Alabama Legislature Approves Slavery Apology

MONTGOMERY, Ala. (AP) — The Alabama Legislature passed a resolution Thursday expressing "profound regret" for the state's role in slavery and apologizing for slavery's wrongs and lingering effects on the United States.

Alabama is the fourth Southern state to pass a slavery apology, following votes by the legislatures in Maryland, Virginia and North Carolina.

Immediately after the votes in the House and Senate, Alabama Gov. Bob Riley's spokesman, Jeff Emerson, said the Republican governor would keep a commitment he made earlier to sign the resolution as soon as he receives it.

In the Senate, the resolution vote split along party lines, with 20 Democrats in support and eight Republicans in opposition. The House took a voice vote, which provided no record of how anyone voted.

Sen. Hank Sanders, the black Democrat from Selma who guided the resolution through the Senate, said the vote "sends a message that Alabama is finally standing on its history rather than having its history weigh it down."

In Atlanta, Charles Steele, national president of the Southern Christian Leadership Conference, said he was encouraged by the Legislature's actions.

"The perception of Alabama has begun to change," said Steele, a former Alabama state senator.

D'Linell Finley, an expert in minority politics at Auburn University Montgomery, said the resolution carried symbolic significance because the Legislature expressed a desire for reconciliation and because of "the willingness of a conservative Southern Republican governor to sign it."

But he said only time will tell if it means anything more. "As of now we don't see a great deal of substantial policy changes coming about because of the slavery apology," he said.
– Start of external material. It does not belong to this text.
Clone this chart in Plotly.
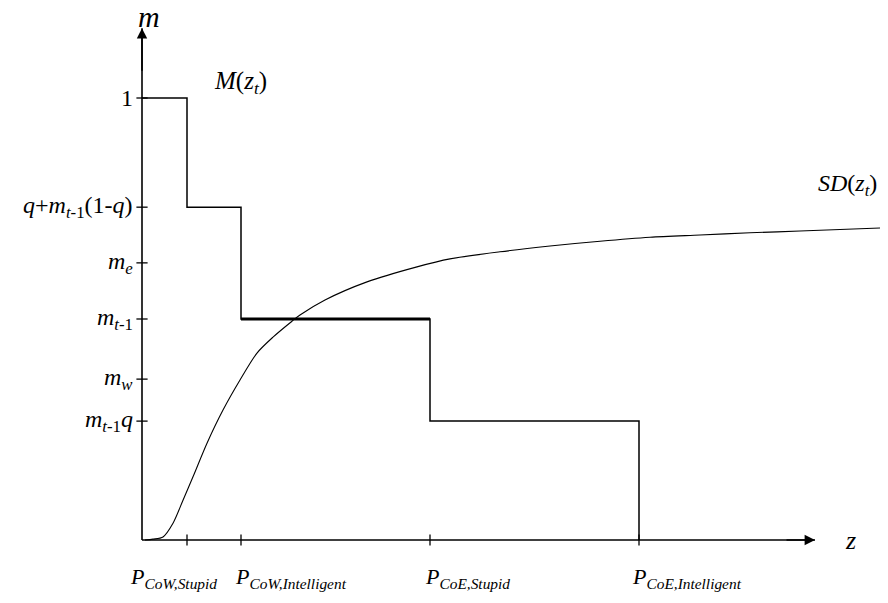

In April, the Alabama Senate passed a six-page resolution by Sanders that traced the history of slavery and segregation and expressed "profound regret" for them. At the same time, the Housed passed a shorter resolution by Rep. Mary Moore, D-Birmingham, that apologized for the state's role in slavery.

With support from Moore, Sanders added his resolution into Moore's on Thursday and got the Senate to approve the revised seven-page version. Then it went back to the House for approval. Some Republicans opposed to the resolution sought a roll call vote, but were unable to get one.

"Everybody detests slavery," House Minority Leader Mike Hubbard, R-Auburn, said. But he said some Republicans opposed the resolution because they felt it contained "inflammatory language."

The revised resolution described "centuries of brutal dehumanization and injustices" and said "the vestiges of slavery are ever before African-American citizens."

It also said the House and Senate "express our profound regret for the State of Alabama's role in slavery and that we apologize for the wrongs inflicted by slavery and its after effects in the United States of America."

Moore, the sponsor of the resolution, said, "This will lead to Alabama being one of the leading states toward opening the doors to dialogue between blacks and whites."

Moore is among black lawmakers who make up one-fourth of the Alabama Legislature. The Legislature was all-white until the 1965 Voting Rights Act opened Southern polling places to blacks.

Sen. Arthur Orr, R-Decatur, tried to substitute a different apology resolution that made it clear the legislative measure couldn't be used by the descendants of slaves to seek reparations from the state, but he was voted down 20-8.

Orr said he was concerned that the resolution passed by the Senate used the word "atonement." "If you look up the meaning of 'atonement,' it says 'to make amends or reparations,'" he said.

Sanders said the resolution made it clear that it can't be used as the basis for litigation.

Orr abstained on the final vote, but Sen. Scott Beason, R-Gardendale, voted against the resolution because he said it's time for the state to focus on its future rather than its past.

"This is the kind of thing we need to let go of. There's no one alive today who owned a slave. There's no one alive who was a slave. It's time to move forward," Beason said.

House Speaker Seth Hammett, D-Andalusia, said the resolution will help Alabama move forward.

"It sends the right message around the world that Alabama is open for business and we have put the past in the past," Hammett said. [MORE]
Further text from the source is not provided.